なんにせよ、理由の如何を問わず、低いサービス水準で高い価格をつけているのが、日本の洋書販売の現状なのは確かだ。ひと頃に比べれば円とドルとの換算レートもまともな水準になっているものの、Amazon上陸後はさしたるインパクトはないと思う。なお、実際には個別に見ていくと丸善の価格がAmazonを下回っているケースもある。しかし、それほどの高額品ではないのでいちいち調べ上げて購入するのではなく、全体として高サービスで低価格というポジションを獲得したAmazonの優位は当面揺るがないだろう。

丸善や三省堂を責める資格は、私にはもちろんない。
なんといっても、私自身がAmazonでばかり買い物をしているのだ。多くの消費者がこうした行動をとっているなら、洋書取り扱いの書店が「ビジネス系は売れないから縮小しよう」「在庫リスクも高いし、この程度の利幅は必要」と考えるのは、当然なのである。
洋書の需要というのは、大学などの研究期間や研究者によって支えられているのだろう。これらの顧客と書店との関係が変化してきているのかどうか、私にはわからないが、おそらく店頭在庫を探すというよりは、カタログでの注文が主だろうと思う。店頭販売の重要度はそれほど高くないように思える。
このままでは店頭でのビジネス洋書販売は消えてしまい、カタログ販売のみになってしまうのかもしれない。買わずに期待だけするのははなはだ身勝手なのだが、書店という場所が好きな私にとっては寂しいのである。
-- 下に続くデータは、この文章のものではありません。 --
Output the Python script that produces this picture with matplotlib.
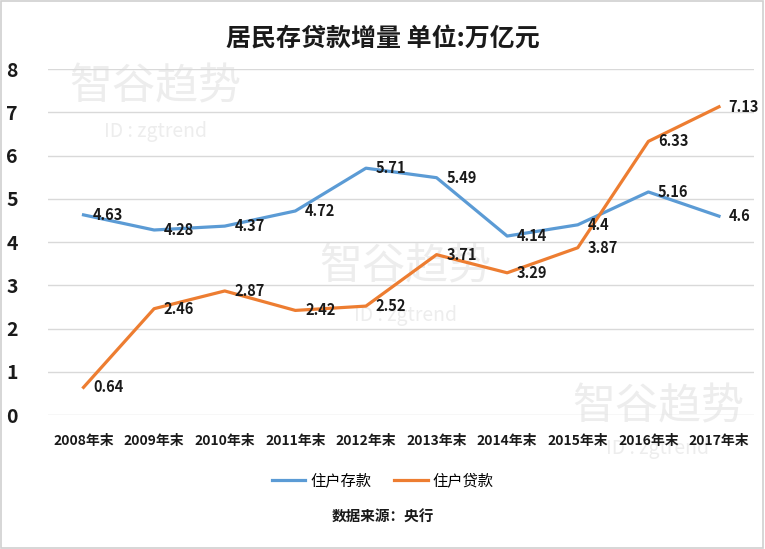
import matplotlib.pyplot as plt
from matplotlib.patches import Rectangle

plt.rcParams['font.family'] = ['Noto Sans CJK SC', 'DejaVu Sans']

years = ["2008年末", "2009年末", "2010年末", "2011年末", "2012年末",
         "2013年末", "2014年末", "2015年末", "2016年末", "2017年末"]
deposits = [4.63, 4.28, 4.37, 4.72, 5.71, 5.49, 4.14, 4.4, 5.16, 4.6]
loans = [0.64, 2.46, 2.87, 2.42, 2.52, 3.71, 3.29, 3.87, 6.33, 7.13]
series_names = ["住户存款", "住户贷款"]

blue = "#5B9BD5"
orange = "#ED7D31"

fig = plt.figure(figsize=(7.65, 5.49), dpi=100)
ax = fig.add_axes([0.063, 0.244, 0.923, 0.630])
ax.patch.set_alpha(0)

x = range(len(years))
ax.plot(x, deposits, color=blue, lw=2.3, label=series_names[0], zorder=3)
ax.plot(x, loans, color=orange, lw=2.3, label=series_names[1], zorder=3)

for vals in (deposits, loans):
    for i, v in enumerate(vals):
        ax.annotate(f"{v:g}", (i, v), xytext=(7, 0), textcoords="offset points",
                    ha="left", va="center", fontsize=10.5, fontweight="bold",
                    color="#1a1a1a", zorder=4)

ax.set_xlim(-0.5, len(years) - 0.5)
ax.set_ylim(0, 8)
ax.set_yticks(range(0, 9))
ax.set_xticks(list(x))
ax.set_xticklabels(years, fontsize=10, fontweight="bold", color="#1a1a1a")
ax.tick_params(axis="y", labelsize=14, length=0, pad=22)
for lbl in ax.get_yticklabels():
    lbl.set_fontweight("bold")
    lbl.set_color("#1a1a1a")
ax.tick_params(axis="x", length=0, pad=14)
ax.grid(axis="y", color="#D9D9D9", lw=1)
ax.set_axisbelow(True)
for s in ax.spines.values():
    s.set_visible(False)

# watermarks
wm = "#EDEDED"
for (wx, wy, wid) in [(0.203, 0.84, 0.76), (0.53, 0.512, 0.426), (0.86, 0.258, 0.183)]:
    fig.text(wx, wy, "智谷趋势", fontsize=31, color=wm, ha="center",
             va="center", zorder=-1)
    fig.text(wx, wid, "ID : zgtrend", fontsize=14, color=wm,
             ha="center", va="center", zorder=-1)

fig.text(0.5, 0.93, "居民存贷款增量 单位:万亿元", fontsize=18,
         fontweight="bold", ha="center", va="center", color="#1a1a1a")

fig.legend(loc="center", bbox_to_anchor=(0.5, 0.125), ncol=2, frameon=False,
           fontsize=11, handlelength=2.2, columnspacing=1.5, handletextpad=0.3)
fig.text(0.5, 0.058, "数据来源：央行", fontsize=10.5, fontweight="bold",
         ha="center", va="center", color="#1a1a1a")

fig.add_artist(Rectangle((0.001, 0.002), 0.997, 0.996, transform=fig.transFigure,
                         fill=False, edgecolor="#D0D0D0", lw=1.2))

fig.savefig("out.png", dpi=100)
本は実際に手にとって中身をめくり、納得して買うというかたは多いはずだ。Amazonもその必要性はよくわかっていて、Amazon.comでは内容を数ページ”立ち読み”することもできる。また、立ち読みして確認する行動の代替サービスとして、読者のレビューを読むこともできる。
となれば、店頭は図書館、ないしはショールームと位置づけてしまい、見本品を置く場所としても良いのではないかと思う。実際の売買はオンラインショップにのみ接続できるWEB端末を置くのだ。バーコードリーダーをつけておき、スキャンすればショッピングカートに入れたり、レビューや書店員のお薦め情報などが簡単に見られるようにするのも良いだろう。翻訳が出ていれば、その情報を見せて同時購入を勧めることも容易だ。
書店という場には魅力がある。Amazonとの価格差が10%内外であるなら、私は喜んで乗り換えるのだが、いかがなもんだろうか。

<追記>
同じように、書店でビジネス系の洋書を選びたい、とお考えの方がいらっしゃったので、トラックバックを。
「なぜビジネス書を売らないのですか?」(海外ビジネス書に学ぶ!)

Posted by dmate at 2005年02月18日 20:16 | TrackBack
Comments

はじめまして。竹永です。
ご紹介ありがとうございました。

たしかにアマゾン、いいですよねー。安いし。
私ももっぱらアマゾンです。
本屋でザーーーーっと立ち読みするのもいいもんですよね。国内でそれができれば・・。っていうのはまだまだ贅沢なんですかね?おっしゃられていたとおり、たまに見かけると成功本の原著だったりするし。なんていうか、浅いんですよねえw。
ではまた。

Posted by: 竹永 at 2005年02月19日 16:49

竹永さん、こんにちは
書店で本を探すのは、Amazonとはちょっと違った楽しみなんですよね。
次に読む「Connective Selling」も、もとはといえば丸善の店頭で見つけたものです。本棚をじっくりと見ながら”呼んでくれる”本を探す楽しさは、ネットとは別物だと感じます。
洋書を意識して見始めて感じるのは、装幀が翻訳本になると突然やすっぽくなってしまう場合が多いことですね。単に好みの問題ではなく、手っ取り早くノウハウだけを採り入れようとする日本の読者層のレベルを感じてしまってちょっと残念です。
では、これからもよろしくお願いします。